The lecture presented the preliminary findings of an eponymous paper-in-progress in which Dr. Alexovičová argues that while a multilateral investment court could be a welcome improvement of the existing investor-state dispute settlement system, the “procedure before substance” approach, which appears to be followed, no longer suffices and constitutes only a partial solution to the legitimacy problem of the existing system of foreign investment protection. Dr. Alexovičová proposes that a reform of the investor-state dispute settlement system must go hand in hand with a reform of substantive rights and obligations of states contained in investment treaties.

Some half century ago, when attempts to conclude a multilateral investment treaty were failing, Aron Broches, the then General Counsel of the World Bank, proposed to put "procedure before substance" and create – what was to become - the International Centre for the Settlement of Investment Disputes (ICSID), leaving substantive protection of foreign investment to bilateral arrangements between individual states. 

Now, some 50 years later, the European Union and Canada have launched discussions on the creation of a multilateral investment court which, similarly as Broches, appears to presume that putting procedure before substance will help to restore trust of both the public and policy makers in the existing foreign investment protection system. 

In her forthcoming article, Dr.
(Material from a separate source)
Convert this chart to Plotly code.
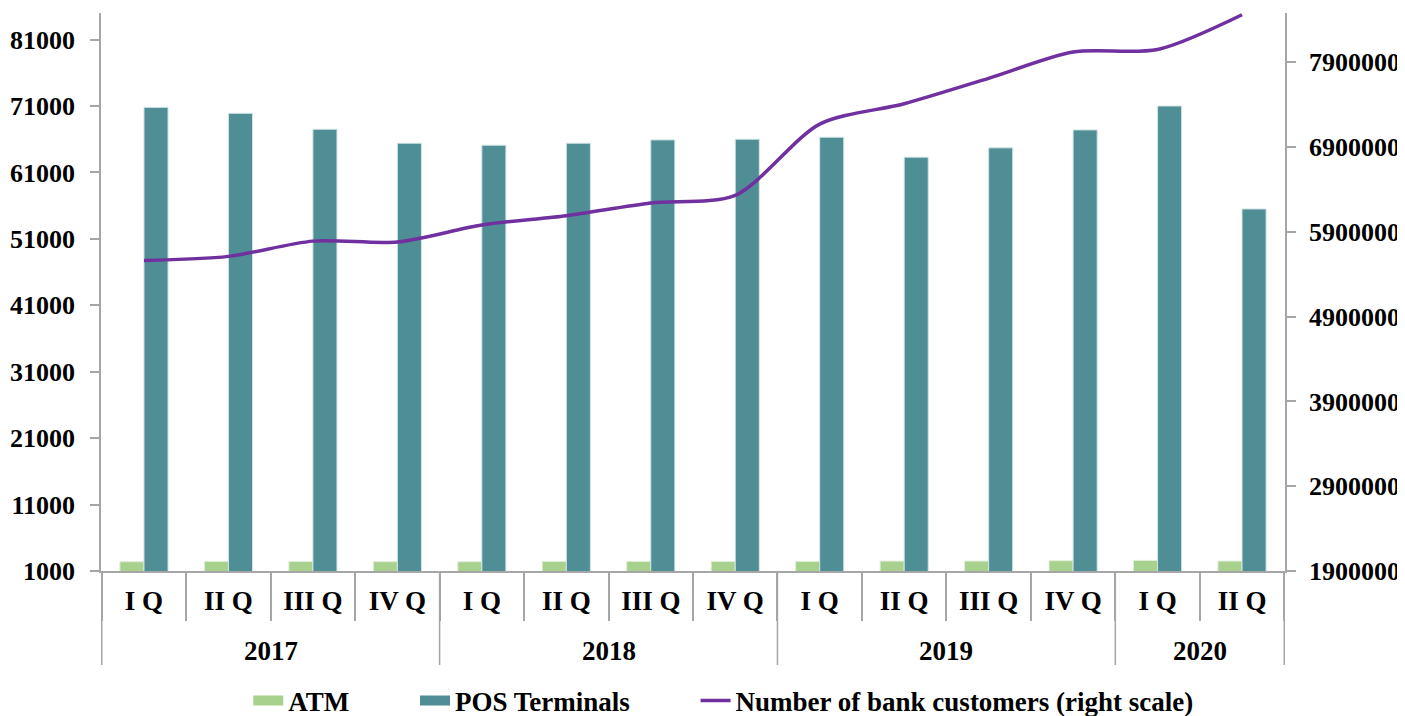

Alexovičová argues that, while Broches' approach might have been the right one at the time, and while a multilateral investment court could be a welcome improvement of the existing investor-state dispute settlement system, this "procedure before substance" approach no longer suffices and constitutes only a partial solution to the legitimacy problem of the existing system of foreign investment protection. 

The article instead argues that a reform of the investor-state dispute settlement system must go hand in hand with a reform of substantive rights and obligations of states contained in investment treaties. The latter receives some attention in the new generation of these treaties, but little – if any – regard is paid to hundreds of treaties concluded less recently. This is at odds with the fact that the latter threaten legitimacy of the system not just through their ISDS clauses but also through a missing balance between substantive rights and obligations of states. And they will continue to do so for decades to come due to generous sunset clauses contained in many of them, even if terminated at certain point. The article argues that, alongside a reform of the current investor-state dispute settlement system, substantive provisions of previous generation investment treaties require serious attention too. 

In this respect, Dr. Alexovičová suggests that a future multilateral treaty could include provisions amending or clarifying states' obligations under existing treaties and applicable to those treaties as lex posteriori. While chances on reaching an agreement on all substantive provisions may be as slim at present as they were in the past, trends detectable in new generation investment treaties provide sufficient hope that some common grounds can be found. The article proposes an opt-in mechanism that would enable any individual country to agree with all other willing partners on mutually acceptable common grounds, thereby amending existing treaty arrangements to the extent possible, without the need to renegotiate every and each of them. 

This proposal is in line with recent experiences from other fora, such as the World Trade Organization and even the European Union, suggesting that the all-of-us-agree-to-all approach might no longer be an appropriate one for reaching international deals. It is the so-called plurilateralism, to use the WTO terminology, (or "multiple bilateralism", to use a perhaps even better fitting expression that once appeared in an article in EUobserver) that might prove more successful in the future. This might be a worthy attempt to improve international investment arrangements that are likely to stay with us for some time to come. Without being guilty of judicial activism, no multilateral investment court, whatever its institutional or procedural set up, would be able to achieve a similar balance of states' rights and obligations under often unbalanced treaty arrangements. Substance must be dealt with alongside procedure if the system is to gain legitimacy and win popular support that appears to be largely lost at present.